D’autres organisations tels le Fonac, le Fact, le Mct, l’Ambassade des Etat-unis au Tchad, Justice en Action, la coalition militaire, le bureau des Nations-unies pour les droits de l’homme, etc. ont condamné cette répression barbare et demandent une ouverture à un dialogue et un retour à l’ordre constitutionnel.
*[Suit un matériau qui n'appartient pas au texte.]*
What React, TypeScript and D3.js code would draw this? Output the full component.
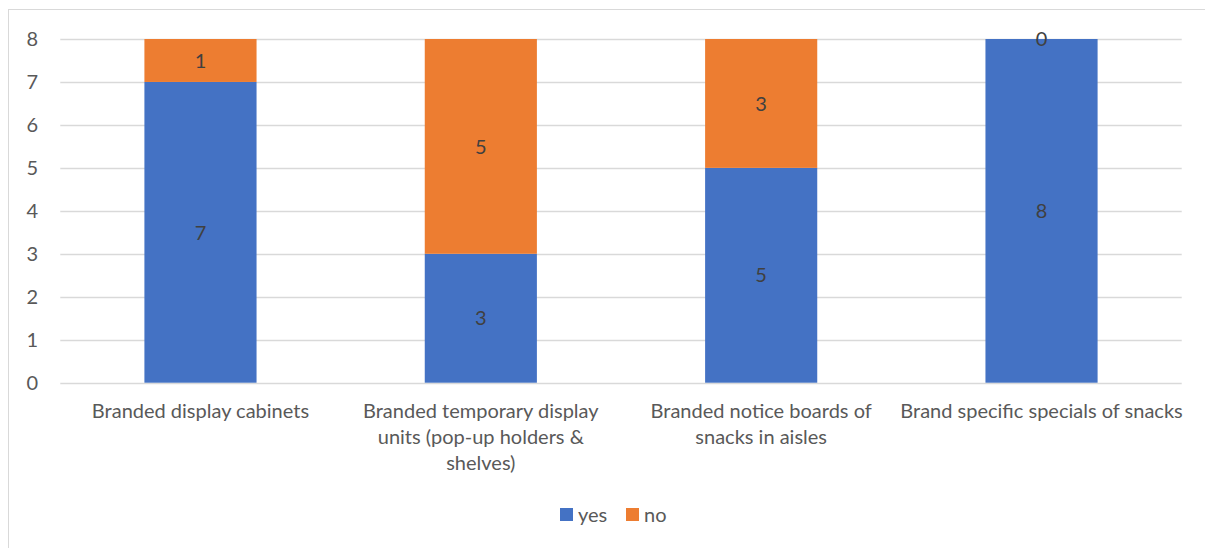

Fibre communautaire comme réponse

Deux jours après cette manifestation, jeudi 29 avril, une centaine de femmes convoyées par bus vers le siège des Transformateurs revendiquent l’arrestation du leader Succès Masra pour assassinat. “Nous femmes tchadiennes exigeons la traduction en justice du criminel Succès Masra”; “Demandons justice pour Halima Ahmadou”, “Les femmes tchadiennes soutiennent le Conseil militaire de transition” ; “Non à la violence, oui à la paix”. Tels sont des messages inscrits sur les banderoles. Les jeunes du quartier ont voulu répliquer mais la police a intervenu pour disperser les deux camps. Le président des Transformateurs a demandé à ses militants de ne pas répondre à cette provocation. “C’est la toute première marche encadrée sans problème par la police et un détachement de la Dgssie, parce que c’est contre nous. En tant que démocrates nous l’acceptons et demandons à nos militants de ne pas répondre à la provocation. Quand c’est nous qui marchons pacifiquement, on tue les marcheurs. Voilà les deux Tchad qu’ils veulent installer mais jamais nous ne l’accepterons jamais et tous ceux qui veulent continuer avec ce système vont finir par la petite porte”, analyse Masra Succès.

Ces femmes manifestantes devant le siège des Transformateurs ont été coptées à la volée par quelques caciques du régime Mps pour salir Succès Masra, apprend-on de sources bien informées. Ceux-là sont des nostalgique de 1979, qui  veulent exhumer la fibre identitaire et communautariste à des fins égoïstes.